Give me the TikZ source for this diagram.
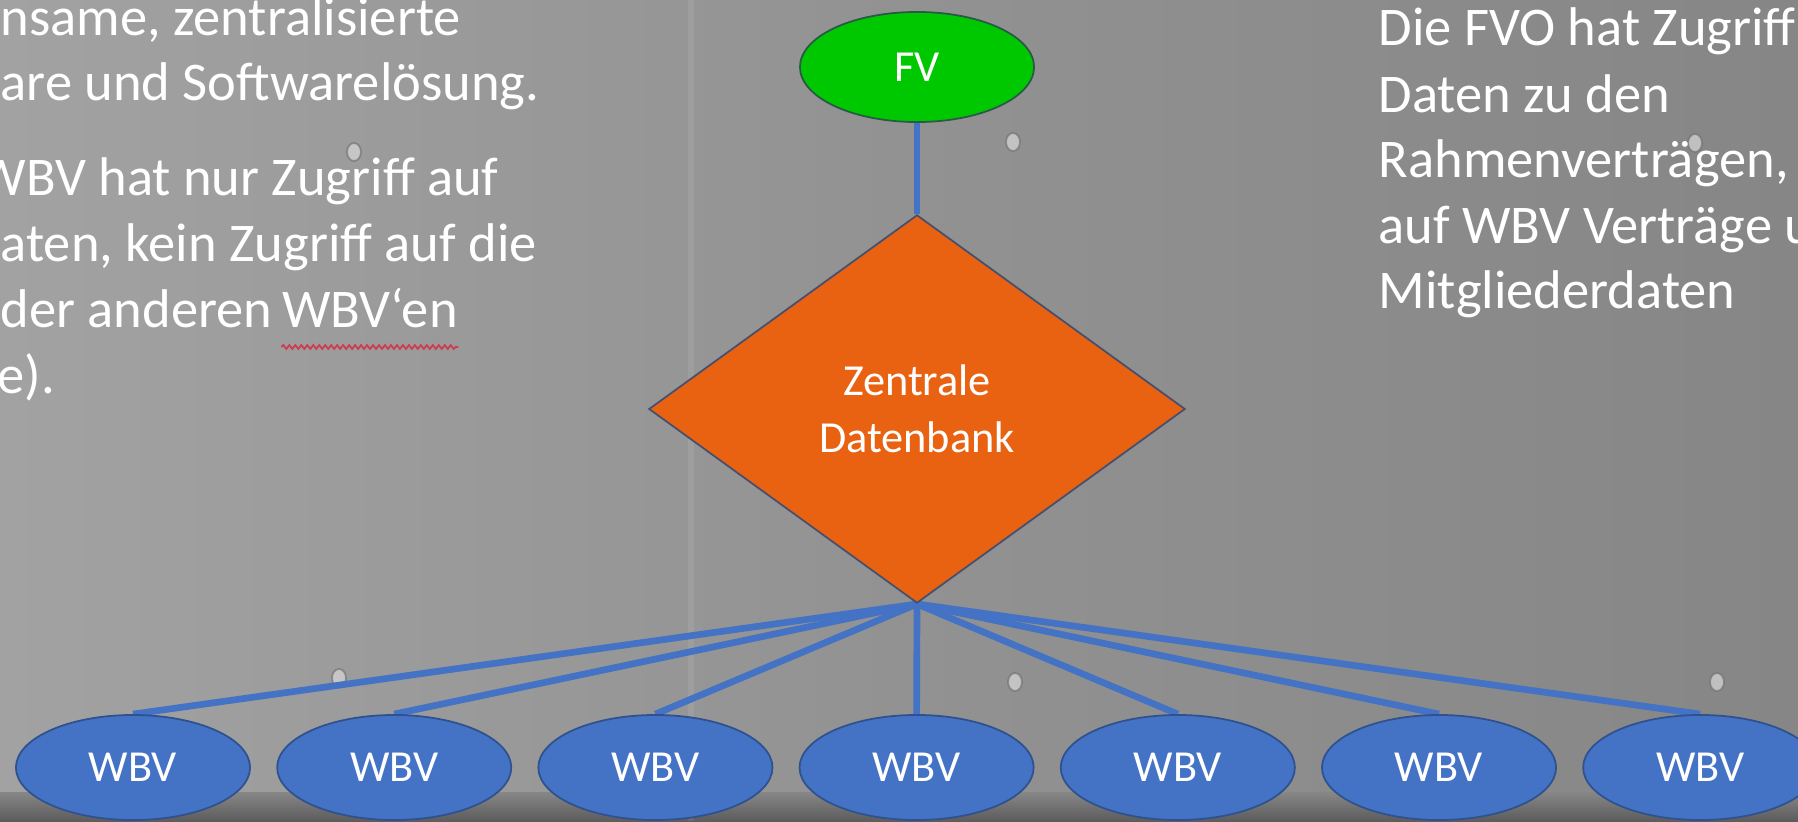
\documentclass[tikz,border=0pt]{standalone}
\usepackage{fontspec}
\setmainfont{Carlito}
\usetikzlibrary{shapes.geometric,decorations.pathmorphing,backgrounds}
\definecolor{wbvblue}{RGB}{68,114,196}
\definecolor{wbvedge}{RGB}{47,82,143}
\definecolor{fvgreen}{RGB}{0,200,0}
\definecolor{fvedge}{RGB}{40,90,70}
\definecolor{dborange}{RGB}{233,98,17}
\definecolor{dbedge}{RGB}{70,80,110}
\definecolor{bgleft}{RGB}{162,162,162}
\definecolor{bgmid}{RGB}{146,146,146}
\definecolor{bgright}{RGB}{134,134,134}
\definecolor{floor}{RGB}{92,92,92}
\definecolor{spell}{RGB}{205,60,80}
\tikzset{
  shapetext/.style={text=white,font=\fontsize{12.6pt}{16.2pt}\selectfont},
  fvnode/.style={ellipse,draw=fvedge,line width=0.5pt,fill=fvgreen,minimum width=2.34cm,minimum height=1.10cm,inner sep=0pt,shapetext},
  dbnode/.style={diamond,draw=dbedge,line width=0.5pt,fill=dborange,minimum width=5.36cm,minimum height=3.88cm,inner sep=0pt,align=center,shapetext},
  wbvnode/.style={ellipse,draw=wbvedge,line width=0.5pt,fill=wbvblue,minimum width=2.34cm,minimum height=1.05cm,inner sep=0pt,shapetext},
  sidetext/.style={text=white,anchor=base west,inner sep=0pt,font=\fontsize{15.5pt}{18.8pt}\selectfont},
  link/.style={draw=wbvblue,line width=1.9pt},
  hole/.style={fill=white!70!gray,draw=black!55,line width=0.5pt,opacity=0.7}
}
\begin{document}
\begin{tikzpicture}[x=0.01cm,y=-0.01cm]
\useasboundingbox (0,0) rectangle (1798,821);
\clip (0,0) rectangle (1798,821);

% side texts
\node[sidetext] (l1) at (0,35) {nsame, zentralisierte};
\node[sidetext] (l2) at (0,100) {are und Softwarelösung.};
\node[sidetext] (l3) at (-23,195) {WBV hat nur Zugriff auf};
\node[sidetext] (l4) at (0,261) {aten, kein Zugriff auf die};
\node[sidetext] (l5) at (0,327) {der anderen};
\node[sidetext] (l5b) at ([xshift=0.24em]l5.base east) {WBV‘en};
\node[sidetext] (l6) at (-3,393) {e).};
\draw[spell,line width=0.5pt,decorate,decoration={snake,amplitude=0.55pt,segment length=1.7pt}]
  ([yshift=-0.2cm]l5b.base west) -- ([yshift=-0.2cm]l5b.base east);

\node[sidetext] (r1) at (1378,45) {Die FVO hat Zugriff};
\node[sidetext] (r2) at (1378,112) {Daten zu den};
\node[sidetext] (r3) at (1378,177) {Rahmenverträgen,};
\node[sidetext] (r4) at (1378,243) {auf WBV Verträge u};
\node[sidetext] (r5) at (1378,308) {Mitgliederdaten};

% nodes
\node[fvnode] (fv) at (917,67) {FV};
\node[dbnode] (db) at (917,409) {Zentrale\\Datenbank};
\foreach \i in {1,...,7} {
  \node[wbvnode] (w\i) at ({133+261.2*(\i-1)},767.5) {WBV};
}
% background and connectors
\begin{scope}[on background layer]
\shade[left color=bgleft,right color=bgright,middle color=bgmid] (0,0) rectangle (1798,821);
\shade[top color=bgmid!80!floor,bottom color=floor] (0,792) rectangle (1798,821);
\fill[white,opacity=0.08] (688,0) rectangle (694,821);
\foreach \hx/\hy in {354/152,1013/142,1015/682,1717/682,339/678,1695/143} {
  \path[hole] (\hx,\hy) ellipse [x radius=0.07cm,y radius=0.09cm];
}
\draw[link] (fv.south) -- (db.north);
\foreach \i in {1,...,7} {
  \draw[link] (db.south) -- (w\i.north);
}
\end{scope}
\end{tikzpicture}
\end{document}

————————

■ WHAT YOU WILL DO: Write out the full set of lines verbatim, without the pictures.

■ SOLVED PROBLEM:
Give me the TikZ source for this diagram.
\documentclass[tikz,border=0pt]{standalone}
\usepackage{fontspec}
\setmainfont{Carlito}
\usetikzlibrary{shapes.geometric,decorations.pathmorphing,backgrounds}
\definecolor{wbvblue}{RGB}{68,114,196}
\definecolor{wbvedge}{RGB}{47,82,143}
\definecolor{fvgreen}{RGB}{0,200,0}
\definecolor{fvedge}{RGB}{40,90,70}
\definecolor{dborange}{RGB}{233,98,17}
\definecolor{dbedge}{RGB}{70,80,110}
\definecolor{bgleft}{RGB}{162,162,162}
\definecolor{bgmid}{RGB}{146,146,146}
\definecolor{bgright}{RGB}{134,134,134}
\definecolor{floor}{RGB}{92,92,92}
\definecolor{spell}{RGB}{205,60,80}
\tikzset{
  shapetext/.style={text=white,font=\fontsize{12.6pt}{16.2pt}\selectfont},
  fvnode/.style={ellipse,draw=fvedge,line width=0.5pt,fill=fvgreen,minimum width=2.34cm,minimum height=1.10cm,inner sep=0pt,shapetext},
  dbnode/.style={diamond,draw=dbedge,line width=0.5pt,fill=dborange,minimum width=5.36cm,minimum height=3.88cm,inner sep=0pt,align=center,shapetext},
  wbvnode/.style={ellipse,draw=wbvedge,line width=0.5pt,fill=wbvblue,minimum width=2.34cm,minimum height=1.05cm,inner sep=0pt,shapetext},
  sidetext/.style={text=white,anchor=base west,inner sep=0pt,font=\fontsize{15.5pt}{18.8pt}\selectfont},
  link/.style={draw=wbvblue,line width=1.9pt},
  hole/.style={fill=white!70!gray,draw=black!55,line width=0.5pt,opacity=0.7}
}
\begin{document}
\begin{tikzpicture}[x=0.01cm,y=-0.01cm]
\useasboundingbox (0,0) rectangle (1798,821);
\clip (0,0) rectangle (1798,821);

% side texts
\node[sidetext] (l1) at (0,35) {nsame, zentralisierte};
\node[sidetext] (l2) at (0,100) {are und Softwarelösung.};
\node[sidetext] (l3) at (-23,195) {WBV hat nur Zugriff auf};
\node[sidetext] (l4) at (0,261) {aten, kein Zugriff auf die};
\node[sidetext] (l5) at (0,327) {der anderen};
\node[sidetext] (l5b) at ([xshift=0.24em]l5.base east) {WBV‘en};
\node[sidetext] (l6) at (-3,393) {e).};
\draw[spell,line width=0.5pt,decorate,decoration={snake,amplitude=0.55pt,segment length=1.7pt}]
  ([yshift=-0.2cm]l5b.base west) -- ([yshift=-0.2cm]l5b.base east);

\node[sidetext] (r1) at (1378,45) {Die FVO hat Zugriff};
\node[sidetext] (r2) at (1378,112) {Daten zu den};
\node[sidetext] (r3) at (1378,177) {Rahmenverträgen,};
\node[sidetext] (r4) at (1378,243) {auf WBV Verträge u};
\node[sidetext] (r5) at (1378,308) {Mitgliederdaten};

% nodes
\node[fvnode] (fv) at (917,67) {FV};
\node[dbnode] (db) at (917,409) {Zentrale\\Datenbank};
\foreach \i in {1,...,7} {
  \node[wbvnode] (w\i) at ({133+261.2*(\i-1)},767.5) {WBV};
}
% background and connectors
\begin{scope}[on background layer]
\shade[left color=bgleft,right color=bgright,middle color=bgmid] (0,0) rectangle (1798,821);
\shade[top color=bgmid!80!floor,bottom color=floor] (0,792) rectangle (1798,821);
\fill[white,opacity=0.08] (688,0) rectangle (694,821);
\foreach \hx/\hy in {354/152,1013/142,1015/682,1717/682,339/678,1695/143} {
  \path[hole] (\hx,\hy) ellipse [x radius=0.07cm,y radius=0.09cm];
}
\draw[link] (fv.south) -- (db.north);
\foreach \i in {1,...,7} {
  \draw[link] (db.south) -- (w\i.north);
}
\end{scope}
\end{tikzpicture}
\end{document}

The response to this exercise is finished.